Louis Guédet

Jeudi 26 décembre 1918

1567ème et 1565ème jours

Le Pape Benoit XV

Parti pour Reims. Madeleine a continué sur notre ville tandis que je m’arrêtais à Aÿ pour l’affaire Abelé. Vu toute la famille. Vu le Cardinal Luçon réfugié dans une petite maison de la rue de l’Ouest. Causé très longuement avec lui de son voyage à Rome. Il avait été chargé officieusement de parler de nos intérêts en Palestine et en Syrie par le gouvernement par l’entremise d’Antonin Dubost (Préfet, député, ancien ministre de la Justice, président du Sénat de 1906 à 1920 (1844-1921)). Mais comme toujours le Gouvernement ne veut pas faire les premiers pas ! Et au Vatican on se tient sur la réserve. Néanmoins Benoit XV a dit qu’il était tout disposé à faire tout ce que la France désirait, mais qu’il fallait qu’elle lui exprime ses désidératas !! Il a ajouté : « Je ferai tout ce que voudra la France, je lui donnerai un doigt de ma main, la main toute entière et le bras s’il le fallait ! » Mais ces politiciens sont toujours des sectaires. L’ambassadeur d’Angleterre près du Vatican a dit lui-même au cardinal : « Mais dites donc à vos Gouvernants d’envoyer un ambassadeur ici, je ne puis moi discuter cette question pour la France, étant dans l’occurrence votre adversaire !! »

Arrivé à Reims vers 5h1/2. Trouvé la maison Mareschal, mon ancien refuge, à peu près intact, mais dans un état de désordre indescriptible. Les Pillards étaient passés par là. Je relève des traces d’effraction sur mon coffre-fort, officiers et soldats cambrioleurs !! Ces galonnards sont complets !! Il ne leur manque plus que des rouflaquettes et des casquettes à 3 ponts !!

Impressions, Louis Guédet, Notaire et Juge de Paix à Reims.

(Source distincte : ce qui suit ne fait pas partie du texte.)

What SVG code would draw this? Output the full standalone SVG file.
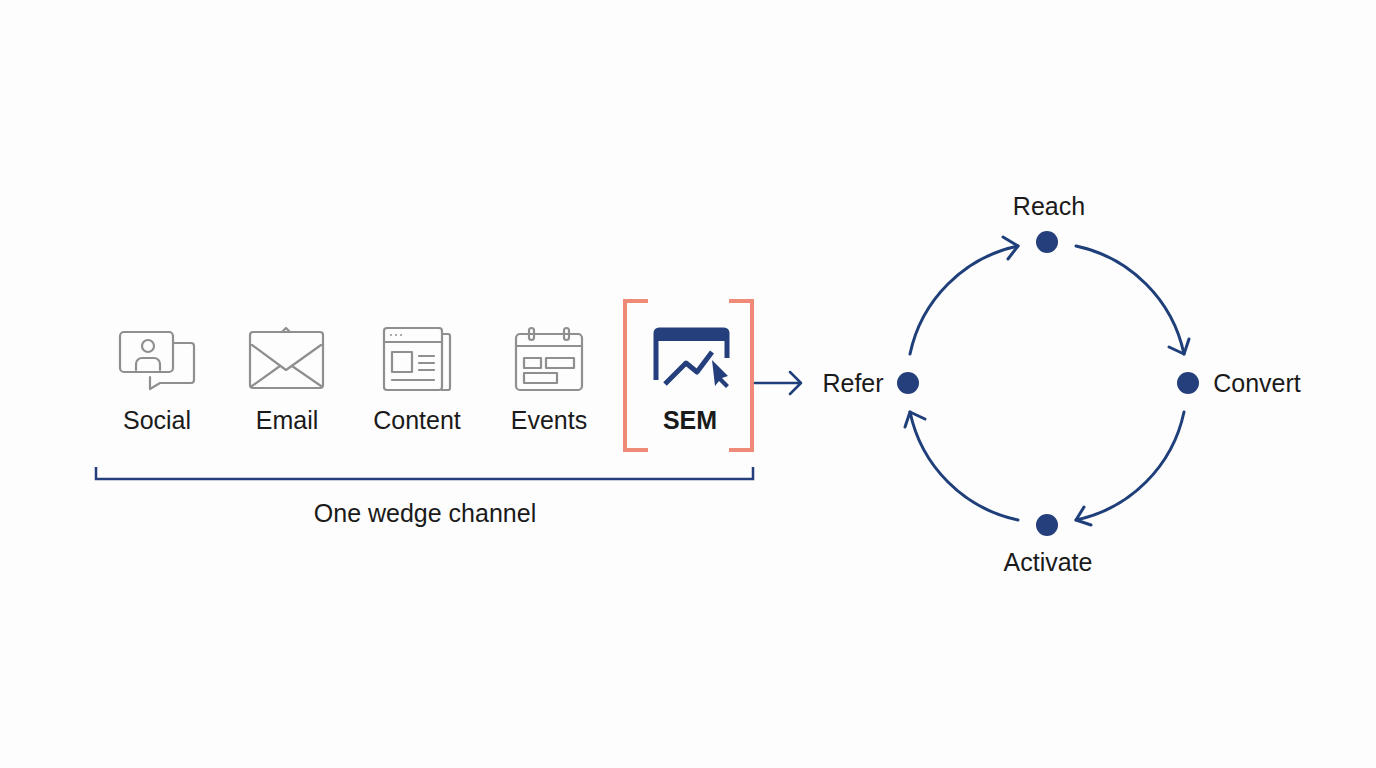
<svg xmlns="http://www.w3.org/2000/svg" width="1376" height="768" viewBox="0 0 1376 768">
<style>
.t{font-family:"Liberation Sans",Arial,sans-serif;font-size:25px;fill:#1a1a1a;text-anchor:middle}
.ic{fill:none;stroke:#8f8f8f;stroke-width:2.2;stroke-linejoin:round;stroke-linecap:round}
.c{fill:none;stroke:#1f3f7a;stroke-width:3;stroke-linecap:round}
.dot{fill:#243f7c}
</style>
<defs>
<marker id="a" markerWidth="12" markerHeight="12" refX="10" refY="6" orient="auto" markerUnits="userSpaceOnUse" viewBox="0 0 12 12" overflow="visible">
<path d="M-4,-4 L10,6 L-4,16" transform="translate(0,0)" fill="none" stroke="#1f3f7a" stroke-width="3" stroke-linecap="round" stroke-linejoin="round"/>
</marker>
</defs>
<rect width="1376" height="768" fill="#fdfdfd"/>
<g id="social">
<rect x="120" y="332" width="53" height="40" rx="4" class="ic"/>
<path d="M173,343 H191 a3,3 0 0 1 3,3 V380 a3,3 0 0 1 -3,3 H160 L150,389 V377" class="ic"/>
<circle cx="148" cy="346" r="6" class="ic"/>
<path d="M136,370 V364 a6,6 0 0 1 6,-6 H154 a6,6 0 0 1 6,6 V370" class="ic"/>
<text x="157" y="429" class="t">Social</text>
</g>
<g id="email">
<rect x="250" y="332" width="73" height="56" rx="3" class="ic"/>
<path d="M252,345 L286,370 L321,345 M252,386 L280,366 M321,386 L292,366 M282,332 L286,328 L290,332" class="ic"/>
<text x="287" y="429" class="t">Email</text>
</g>
<g id="content">
<rect x="384" y="328" width="58" height="62" rx="3" class="ic"/>
<path d="M442,334 H448 a2,2 0 0 1 2,2 V388 a2,2 0 0 1 -2,2 H442 M384,342 H442 M392,380 H434 M419,356 H434 M419,363 H434 M419,370 H434" class="ic"/>
<rect x="392" y="352" width="20" height="20" class="ic"/>
<circle cx="391" cy="335" r="1" fill="#8f8f8f"/><circle cx="396" cy="335" r="1" fill="#8f8f8f"/><circle cx="401" cy="335" r="1" fill="#8f8f8f"/>
<text x="417" y="429" class="t">Content</text>
</g>
<g id="events">
<rect x="516" y="334" width="66" height="56" rx="4" class="ic"/>
<path d="M516,346 H582" class="ic"/>
<rect x="529" y="328" width="5" height="12" rx="2.5" class="ic" fill="#fdfdfd"/>
<rect x="564" y="328" width="5" height="12" rx="2.5" class="ic" fill="#fdfdfd"/>
<rect x="524" y="358" width="17" height="10" class="ic"/>
<rect x="546" y="358" width="28" height="10" class="ic"/>
<rect x="524" y="373" width="33" height="10" class="ic"/>
<text x="549" y="429" class="t">Events</text>
</g>
<g id="sem">
<path d="M648,301 H625 V450 H648 M729,301 H752 V450 H729" fill="none" stroke="#f08a78" stroke-width="4"/>
<path d="M656,380 V333 a3,3 0 0 1 3,-3 H724 a3,3 0 0 1 3,3 V358" fill="none" stroke="#243f7c" stroke-width="5"/>
<rect x="656" y="330" width="71" height="11" fill="#243f7c"/>
<path d="M665,384 L686,363 L697,372 L712,352" fill="none" stroke="#243f7c" stroke-width="5" stroke-linejoin="round"/>
<path d="M712,360 L728,376 L722,378 L729,385 L726,388 L719,381 L715,386 Z" fill="#243f7c"/>
<text x="690" y="429" class="t" font-weight="bold">SEM</text>
</g>
<g id="wedge">
<path d="M96,467 V479 H753 V467" fill="none" stroke="#243f7c" stroke-width="2.5"/>
<text x="425" y="522" class="t">One wedge channel</text>
</g>
<g id="reach"><circle cx="1047" cy="242" r="11" class="dot"/><text x="1049" y="215" class="t">Reach</text></g>
<g id="convert"><circle cx="1188" cy="383" r="11" class="dot"/><text x="1257" y="392" class="t">Convert</text></g>
<g id="activate"><circle cx="1047" cy="525" r="11" class="dot"/><text x="1048" y="571" class="t">Activate</text></g>
<g id="refer"><circle cx="908" cy="383" r="11" class="dot"/><text x="853" y="392" class="t">Refer</text></g>
<g id="connectors">
<path d="M755,383 H800 M790,372 L801,383 L790,394" fill="none" stroke="#1f3f7a" stroke-width="2.5" stroke-linecap="round" stroke-linejoin="round"/>
<path d="M910,354 A140,140 0 0 1 1018,246" class="c"/>
<path d="M1076,246 A140,140 0 0 1 1184,354" class="c"/>
<path d="M1184,412 A140,140 0 0 1 1076,520" class="c"/>
<path d="M1018,520 A140,140 0 0 1 910,412" class="c"/>
<path d="M1003,237 L1018,246 L1008,259" class="c" stroke-linejoin="round"/>
<path d="M1189,339 L1184,354 L1169,347" class="c" stroke-linejoin="round"/>
<path d="M1091,525 L1076,520 L1084,507" class="c" stroke-linejoin="round"/>
<path d="M905,427 L910,412 L925,419" class="c" stroke-linejoin="round"/>
</g>
</svg>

Récits et impressions de guerre d'un civil rémois 1914-1919, journal retranscrit par François-Xavier Guédet son petit-fils

 Cardinal Luçon

Jeudi 26 – Visite de M. le Capitaine du Guerny, angevin. Mgr Neveux va à Reims

Cardinal Luçon dans son Journal de la Guerre 1914-1918, éd. par L’Académie Nationale de Reims – 1998 – TAR volume 173

Jeudi 26 décembre

Les journaux espagnols annoncent qu’au cours de son séjour à Paris, M. de Romanones a traité la question du Maroc.
Le gouvernement français a converti le ministère du Blocus en ministère des Régions libérées.
La première brigade de cavalerie belge est entrée en Allemagne, atteignant Dalfdorf.
Les troupes françaises ont occupé le faubourg de Nied, près de Francfort-sur-Mein.
La Chambre turque a été dissoute. On sait qu’elle était composée à peu près exclusivement de créatures d’Enver pacha.
Un envoyé polonais, M. Hompel, est arrivé à Paris.
De nouvelles instructions ministérielles ont été envoyées aux armées concernant la démobilisation.
Le président Wilson a quitté Paris pour aller visiter les troupes américaines sur le front.
M. Poincaré a quitté également Paris pour se rendre dans les Ardennes.
Un office de liquidation des stocks de guerre a été créé au ministère de la Guerre.
La délégation roumaine à la conférence de la paix aura à sa tête M. Bratiano.
Plusieurs villes sont proposées pour siège de la future Constituante allemande: Bayreuth, Cassel, Erfurt, Weimar, Nuremberg.
100.000 officiers allemands ont formé une ligue pour défendre leurs droits. Les marins ont tenté un coup de force à Berlin, mais ils ont été repoussés. Il y a eu 68 morts et blessés.